When After Hours folded, Warren's thoughts again turned to monsters. He'd noted the success of Universal's "Shock Theatre" TV syndication package, and saw an opportunity.
"The kids were cheering for the monster — the anti-hero — to win. This was something different; something new. A magazine version of the TV show, carefully crafted to spoof the monsters and yet treat them as "heroes" made sense to me. The adults wouldn't buy it, but the kids — those millions of Baby Boomers — would."
Ackerman had just the thing.
LES MONSTRES FANTASTIQUE
Forry presented Warren with a French magazine he'd come across called Cinema 57, which was entirely dedicated to 'Le Fantastique'. As it happened, Warren had come across it too, and the two men became enthused with the idea of printing the mag in an English-language edition. The plan died on the vine when they realised Cinema 57 was a scholarly film journal, devoted to horror and fantasy for that single issue only, and with a serious tone unlikely to appeal to the teen market Warren was looking for. Besides which, legal tangles over the reproduction of stills would prove prohibitively expensive. Again Ackerman provided a solution. He personally owned tens of thousands of stills, had spent more than thirty years as a horror and fantasy fan, and had dozens of film industry contacts. There was enough material in Ackerman's collection for twenty or thirty magazines. Why didn't he and Warren just create something of their own?
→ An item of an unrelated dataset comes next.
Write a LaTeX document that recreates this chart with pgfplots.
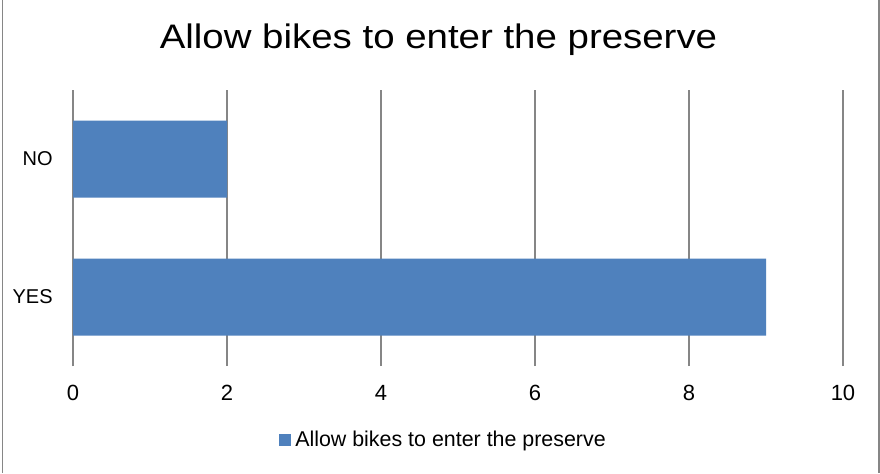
\documentclass[border=0pt]{standalone}
\usepackage{fontspec}
\setmainfont{Liberation Sans}
\usepackage{pgfplots}
\pgfplotsset{compat=1.18}
\definecolor{barblue}{HTML}{4F81BD}
\definecolor{gridgray}{HTML}{868686}
\begin{document}
\begin{tikzpicture}
\useasboundingbox (0,0) rectangle (440pt,-236.5pt);
\fill[white] (0,0) rectangle (440pt,-236.5pt);
\draw[gridgray, line width=0.6pt] (1.2pt,0) -- (1.2pt,-236.5pt);
\draw[gridgray, line width=0.6pt] (439.5pt,0) -- (439.5pt,-236.5pt);
\node[anchor=base, font=\fontsize{17}{20}\selectfont, inner sep=0pt] at (219.25pt,-24pt) {\scalebox{1.13}[1]{Allow bikes to enter the preserve}};
\begin{axis}[
 at={(36.5pt,-45pt)}, anchor=north west,
 scale only axis, width=385pt, height=138pt,
 xbar, bar width=38.5pt,
 xmin=0, xmax=10, ymin=-0.5, ymax=1.5,
 xtick={0,2,4,6,8,10}, ytick={0,1}, yticklabels={YES,NO},
 major tick length=0pt,
 axis lines*=left,
 x axis line style={draw=none},
 y axis line style={draw=gridgray, line width=0.6pt},
 xmajorgrids, grid style={gridgray, line width=0.6pt},
 yticklabel style={font=\fontsize{10}{12}\selectfont, inner sep=0pt, xshift=-10pt},
 xticklabel style={font=\fontsize{11}{13}\selectfont, inner sep=0pt, yshift=-9.5pt},
 /pgf/number format/assume math mode=true,
 legend style={at={(rel axis cs:0.4825,-0.268)}, anchor=center, draw=none, fill=none,
   font=\fontsize{10.7}{12}\selectfont, inner sep=0pt},
 legend image code/.code={\fill[#1] (0pt,-3pt) rectangle (6pt,3pt);},
]
\addplot[fill=barblue, draw=none] coordinates {(9,0) (2,1)};
\addlegendentry{Allow bikes to enter the preserve}
\end{axis}
\end{tikzpicture}
\end{document}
The two men got to work assembling a more kid-friendly concoction. They filled it with Ackerman's trademark puns and included a plug for 'Shock Theatre' designed to woo local TV networks nationwide, but their endeavours made no impression on distributors, who couldn't see the financial potential in Warren's idea. He pitched it to thirteen companies, and got thirteen rejections.
In the end, it was the Kable News Company who took the bait, thanks to the November 11th, 1957 issue of Life magazine. In it was a two-page 'Speaking of Pictures' pictorial titled 'Ghastly Look of a Film Fad', all about the slew of monster movies that had recently slithered out of Hollywood. The slightly bemused-sounding blurb included a pertinent sentence that must have gotten someone's attention: "Horror films as a group are the biggest profit makers in the business today", it asserted. Coming from the pages of Life magazine, that was enough to persuade Kable to climb off an overcrowded fence and take a gamble on Warren's left-field idea.
And this is where we came in; the initial print run of 200,000 copies was loosed upon the newsstands of an Eastern Seaboard suffering the worst blizzards in recent memory. Warren despaired, convinced that the buying public would be staying indoors and that his new venture was destined to sink without a trace just like After Hours. But miraculously, that first print run sold out, setting Warren and Ackerman on a path by now familiar to millions of rabid monster fans worldwide.
Famous Monsters of Filmland, the magazine to which this website and its creators owe such a great debt, has outlasted Warren's publishing empire and outlived its original editor. Currently in its third incarnation under the ownership of Philip Kim, FMOF #289 recently went on sale. Sixty years on, there's a satisfying irony to Warren's comments, when it first became clear to him that his ghastly publishing gamble had paid off. "I think we ought to strike while the iron's hot", he told Ackerman. "Do you think you can possibly squeeze out one more issue?"